The notion of play has been a repeated theme in Nepean Tutoring posts this past year. It is a culture of thinking that has been adopted by different philosophies, observations from children at play in various indigenous cultures and an intuitive recognition that we are not always “getting it right” in our current formal system. Play should conjure images of children sitting together working out how to play a game or running around outdoors and negotiating natural and man-made environments in order to enjoy themselves.
More often we forget the rich learning that takes place in all these situations. Learning can and must be fun, or at the least purposeful, to hold meaning and develop thinking processes. It is through play that we connect with babies and our youngest children and acknowledge their individual intentions to interact more meaningfully with their world. Play is the pursuit of every pre-schooler’s day where they acquire the ability to make choices, develop problem solving skills and play is the medium that develops all five senses which becomes integral to the success of further learning as a child enters the formal system. There has been a lot of work in recent times that focuses on the notion of multi-sensory learning and play is the source by which these experiences are developed in children they are immersed in activities involving their five senses.
When they begin school, it has been traditional practice to expect children to take a monumental leap from their world of play and creativity to that of a formal learning environment. This is such a sudden shift from the creativity and individual autonomy that their world of play provides. For many children, this shift is overwhelming and confusing and can develop a sense of learned helplessness where they are unable to absorb or engage in the formal setting. Their ability to achieve success in the classroom can be compromised unless the notion that all children require learning that uses all their senses using teaching and learning tasks that involve play and creativity. They required structured and unstructured play experiences to transition them more smoothly into formal learning situations when they are ready to take that leap in their own learning journey.

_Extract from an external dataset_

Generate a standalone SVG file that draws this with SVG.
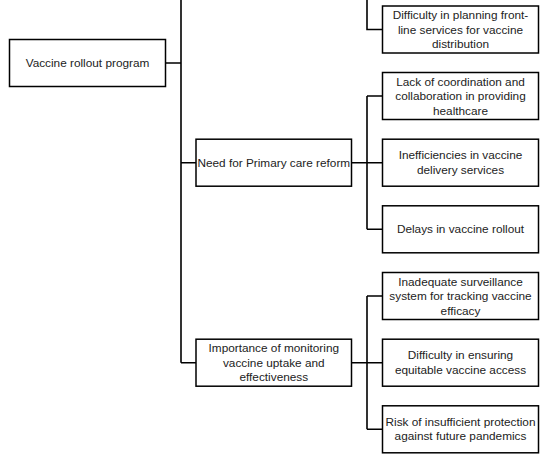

My observations in Cambodia reinforces this thinking. There is nothing more refreshing than watching young children in this third world environment discover, communicate and create meaning through the action of play. There is no technology for most of these children and few commercially acquired toys, but their ability to create games and play cooperatively and meaningfully does indeed challenge my understanding of the way children learn. The simplicity of their play, the confidence they develop in their creative pursuits with little to inspire them but their environment, the use of simple tools and materials to make things and their inherent ability to problem solve in the context of play brings a readiness to their formal learning that all educators need to consider in their understanding of the way children learn best. It not only fosters creativity, but also curiosity, perseverance and resilience that are necessary prerequisites for successful learners.